• **Aim of the task**:
Copy the data below exactly, omitting any picture it contains.
********
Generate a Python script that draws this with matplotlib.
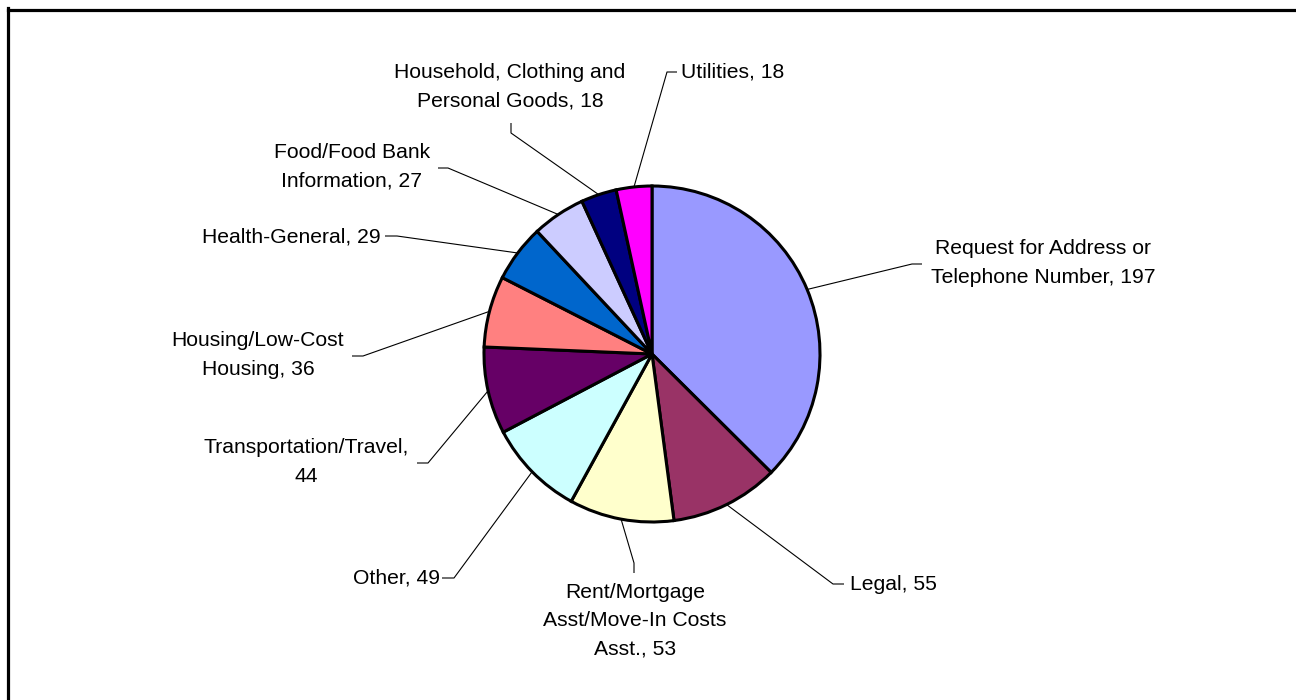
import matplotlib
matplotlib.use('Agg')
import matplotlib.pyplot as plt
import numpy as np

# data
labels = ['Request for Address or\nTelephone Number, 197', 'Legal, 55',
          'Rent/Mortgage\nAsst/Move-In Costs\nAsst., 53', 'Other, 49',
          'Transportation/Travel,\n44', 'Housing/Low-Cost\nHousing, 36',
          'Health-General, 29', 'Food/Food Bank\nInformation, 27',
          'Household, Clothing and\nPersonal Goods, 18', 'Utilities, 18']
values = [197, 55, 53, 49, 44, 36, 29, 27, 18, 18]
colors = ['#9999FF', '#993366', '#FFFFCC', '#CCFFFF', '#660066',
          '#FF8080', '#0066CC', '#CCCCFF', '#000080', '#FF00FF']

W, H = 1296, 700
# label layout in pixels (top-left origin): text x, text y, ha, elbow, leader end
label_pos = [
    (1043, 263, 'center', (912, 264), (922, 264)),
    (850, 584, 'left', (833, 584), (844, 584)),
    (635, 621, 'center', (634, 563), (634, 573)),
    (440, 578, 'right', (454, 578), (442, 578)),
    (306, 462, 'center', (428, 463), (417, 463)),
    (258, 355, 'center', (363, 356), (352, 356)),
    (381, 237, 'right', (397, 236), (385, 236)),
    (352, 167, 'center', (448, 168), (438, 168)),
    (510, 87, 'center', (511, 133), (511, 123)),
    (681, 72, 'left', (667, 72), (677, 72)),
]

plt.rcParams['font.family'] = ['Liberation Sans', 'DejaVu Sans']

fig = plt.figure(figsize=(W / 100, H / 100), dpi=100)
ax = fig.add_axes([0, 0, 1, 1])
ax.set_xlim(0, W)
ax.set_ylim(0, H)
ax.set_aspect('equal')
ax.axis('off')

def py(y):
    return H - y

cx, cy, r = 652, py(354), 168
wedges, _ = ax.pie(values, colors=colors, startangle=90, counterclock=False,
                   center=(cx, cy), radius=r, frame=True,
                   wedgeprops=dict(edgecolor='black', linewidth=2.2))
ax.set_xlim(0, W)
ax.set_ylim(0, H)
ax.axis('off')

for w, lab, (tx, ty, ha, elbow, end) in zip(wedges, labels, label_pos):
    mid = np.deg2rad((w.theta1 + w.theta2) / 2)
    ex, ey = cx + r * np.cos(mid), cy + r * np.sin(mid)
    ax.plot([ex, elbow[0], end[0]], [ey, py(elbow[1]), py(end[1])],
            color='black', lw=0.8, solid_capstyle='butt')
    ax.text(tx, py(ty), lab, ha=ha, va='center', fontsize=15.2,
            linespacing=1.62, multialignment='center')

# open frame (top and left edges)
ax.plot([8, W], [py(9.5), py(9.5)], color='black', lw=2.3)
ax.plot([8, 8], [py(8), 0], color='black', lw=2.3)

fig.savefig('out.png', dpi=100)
********
• **Task response**:
Generate a Python script that draws this with matplotlib.
import matplotlib
matplotlib.use('Agg')
import matplotlib.pyplot as plt
import numpy as np

# data
labels = ['Request for Address or\nTelephone Number, 197', 'Legal, 55',
          'Rent/Mortgage\nAsst/Move-In Costs\nAsst., 53', 'Other, 49',
          'Transportation/Travel,\n44', 'Housing/Low-Cost\nHousing, 36',
          'Health-General, 29', 'Food/Food Bank\nInformation, 27',
          'Household, Clothing and\nPersonal Goods, 18', 'Utilities, 18']
values = [197, 55, 53, 49, 44, 36, 29, 27, 18, 18]
colors = ['#9999FF', '#993366', '#FFFFCC', '#CCFFFF', '#660066',
          '#FF8080', '#0066CC', '#CCCCFF', '#000080', '#FF00FF']

W, H = 1296, 700
# label layout in pixels (top-left origin): text x, text y, ha, elbow, leader end
label_pos = [
    (1043, 263, 'center', (912, 264), (922, 264)),
    (850, 584, 'left', (833, 584), (844, 584)),
    (635, 621, 'center', (634, 563), (634, 573)),
    (440, 578, 'right', (454, 578), (442, 578)),
    (306, 462, 'center', (428, 463), (417, 463)),
    (258, 355, 'center', (363, 356), (352, 356)),
    (381, 237, 'right', (397, 236), (385, 236)),
    (352, 167, 'center', (448, 168), (438, 168)),
    (510, 87, 'center', (511, 133), (511, 123)),
    (681, 72, 'left', (667, 72), (677, 72)),
]

plt.rcParams['font.family'] = ['Liberation Sans', 'DejaVu Sans']

fig = plt.figure(figsize=(W / 100, H / 100), dpi=100)
ax = fig.add_axes([0, 0, 1, 1])
ax.set_xlim(0, W)
ax.set_ylim(0, H)
ax.set_aspect('equal')
ax.axis('off')

def py(y):
    return H - y

cx, cy, r = 652, py(354), 168
wedges, _ = ax.pie(values, colors=colors, startangle=90, counterclock=False,
                   center=(cx, cy), radius=r, frame=True,
                   wedgeprops=dict(edgecolor='black', linewidth=2.2))
ax.set_xlim(0, W)
ax.set_ylim(0, H)
ax.axis('off')

for w, lab, (tx, ty, ha, elbow, end) in zip(wedges, labels, label_pos):
    mid = np.deg2rad((w.theta1 + w.theta2) / 2)
    ex, ey = cx + r * np.cos(mid), cy + r * np.sin(mid)
    ax.plot([ex, elbow[0], end[0]], [ey, py(elbow[1]), py(end[1])],
            color='black', lw=0.8, solid_capstyle='butt')
    ax.text(tx, py(ty), lab, ha=ha, va='center', fontsize=15.2,
            linespacing=1.62, multialignment='center')

# open frame (top and left edges)
ax.plot([8, W], [py(9.5), py(9.5)], color='black', lw=2.3)
ax.plot([8, 8], [py(8), 0], color='black', lw=2.3)

fig.savefig('out.png', dpi=100)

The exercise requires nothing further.